Charts and diagrams as code
--*--
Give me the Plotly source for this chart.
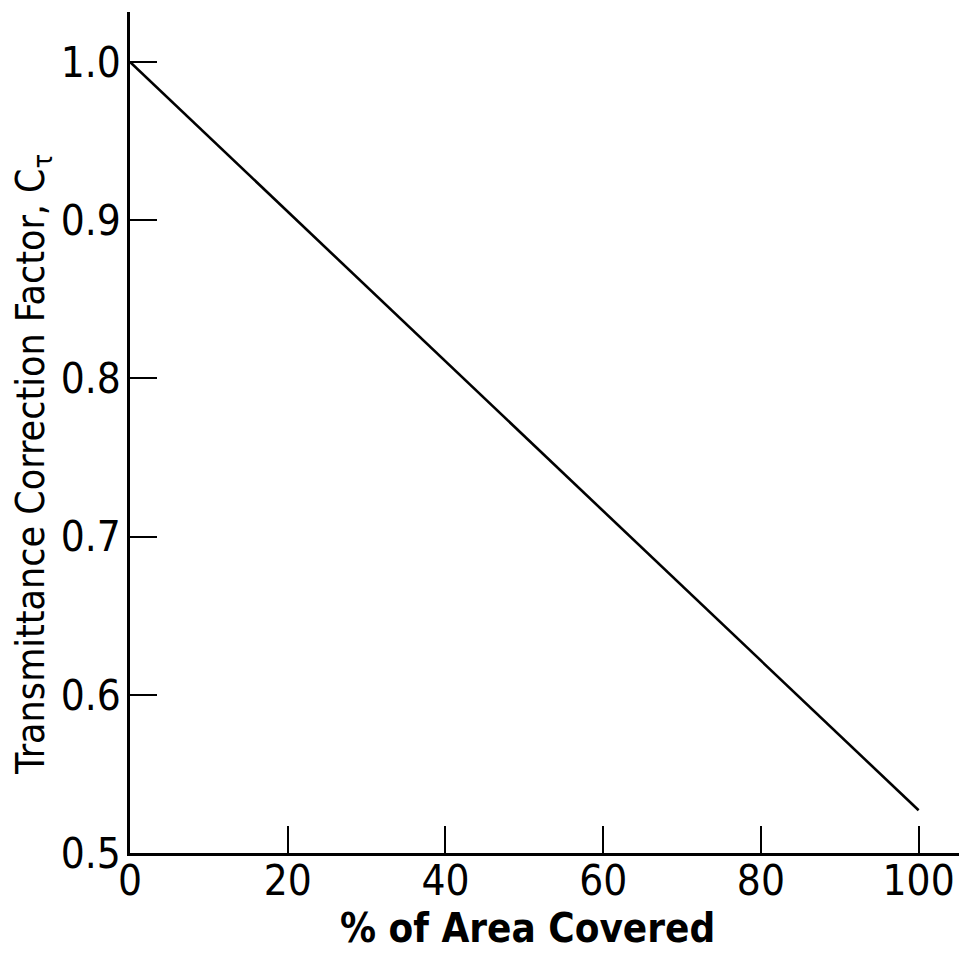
import plotly.graph_objects as go

# Data
area_covered = [0, 100]
correction_factor = [1.0, 0.527]

x_tick_vals = [0, 20, 40, 60, 80, 100]
x_tick_text = ["0", "20", "40", "60", "80", "100"]
y_tick_vals = [0.5, 0.6, 0.7, 0.8, 0.9, 1.0]
y_tick_text = ["0.5", "0.6", "0.7", "0.8", "0.9", "1.0"]

x_title = "% of Area Covered"
y_title = "Transmittance Correction Factor, C<sub>τ</sub>"

FONT = "DejaVu Sans Condensed, Liberation Sans Narrow, Arial Narrow, sans-serif"

fig = go.Figure()
fig.add_trace(go.Scatter(
    x=area_covered, y=correction_factor, mode="lines",
    line=dict(color="black", width=2.6), showlegend=False, hoverinfo="skip",
))

axis_common = dict(
    showline=True, linecolor="black", linewidth=2.6, mirror=False,
    showgrid=False, zeroline=False, automargin=False,
    ticks="inside", tickcolor="black", tickwidth=2.4, ticklen=27,
    tickfont=dict(family=FONT, size=42, color="black"),
)

fig.update_xaxes(range=[0, 105.5], tickmode="array", tickvals=x_tick_vals,
                 ticktext=x_tick_text, ticklabelstandoff=-11, **axis_common)
fig.update_yaxes(range=[0.5, 1.0316], tickmode="array", tickvals=y_tick_vals,
                 ticktext=y_tick_text, ticklabelstandoff=-2, **axis_common)

fig.add_annotation(text=x_title, xref="paper", yref="paper",
                   x=(527 - 130) / 832, y=(853 - 928) / 841,
                   xanchor="center", yanchor="middle", showarrow=False,
                   font=dict(family=FONT, size=40, color="black", weight="bold"))
fig.add_annotation(text=y_title, xref="paper", yref="paper",
                   x=(33 - 130) / 832, y=(853 - 465) / 841, textangle=-90,
                   xanchor="center", yanchor="middle", showarrow=False,
                   font=dict(family=FONT, size=39, color="black"))

# The page body has an 8 px margin, so the figure is sized/offset to compensate
fig.update_layout(
    width=959, height=946,
    margin=dict(l=122, r=5, t=4, b=101),
    paper_bgcolor="white", plot_bgcolor="white",
)

fig.write_html("out.html")
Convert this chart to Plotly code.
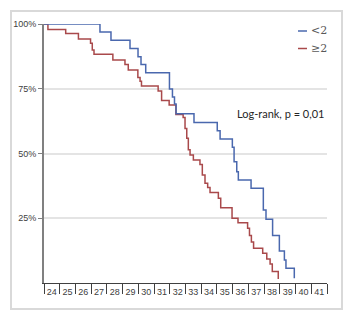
--*--
Pictures are excluded; output everything else in the data verbatim.

Completed task:
Give me the Plotly source for this chart.
import plotly.graph_objects as go

# Data
area_covered = [0, 100]
correction_factor = [1.0, 0.527]

x_tick_vals = [0, 20, 40, 60, 80, 100]
x_tick_text = ["0", "20", "40", "60", "80", "100"]
y_tick_vals = [0.5, 0.6, 0.7, 0.8, 0.9, 1.0]
y_tick_text = ["0.5", "0.6", "0.7", "0.8", "0.9", "1.0"]

x_title = "% of Area Covered"
y_title = "Transmittance Correction Factor, C<sub>τ</sub>"

FONT = "DejaVu Sans Condensed, Liberation Sans Narrow, Arial Narrow, sans-serif"

fig = go.Figure()
fig.add_trace(go.Scatter(
    x=area_covered, y=correction_factor, mode="lines",
    line=dict(color="black", width=2.6), showlegend=False, hoverinfo="skip",
))

axis_common = dict(
    showline=True, linecolor="black", linewidth=2.6, mirror=False,
    showgrid=False, zeroline=False, automargin=False,
    ticks="inside", tickcolor="black", tickwidth=2.4, ticklen=27,
    tickfont=dict(family=FONT, size=42, color="black"),
)

fig.update_xaxes(range=[0, 105.5], tickmode="array", tickvals=x_tick_vals,
                 ticktext=x_tick_text, ticklabelstandoff=-11, **axis_common)
fig.update_yaxes(range=[0.5, 1.0316], tickmode="array", tickvals=y_tick_vals,
                 ticktext=y_tick_text, ticklabelstandoff=-2, **axis_common)

fig.add_annotation(text=x_title, xref="paper", yref="paper",
                   x=(527 - 130) / 832, y=(853 - 928) / 841,
                   xanchor="center", yanchor="middle", showarrow=False,
                   font=dict(family=FONT, size=40, color="black", weight="bold"))
fig.add_annotation(text=y_title, xref="paper", yref="paper",
                   x=(33 - 130) / 832, y=(853 - 465) / 841, textangle=-90,
                   xanchor="center", yanchor="middle", showarrow=False,
                   font=dict(family=FONT, size=39, color="black"))

# The page body has an 8 px margin, so the figure is sized/offset to compensate
fig.update_layout(
    width=959, height=946,
    margin=dict(l=122, r=5, t=4, b=101),
    paper_bgcolor="white", plot_bgcolor="white",
)

fig.write_html("out.html")
Convert this chart to Plotly code.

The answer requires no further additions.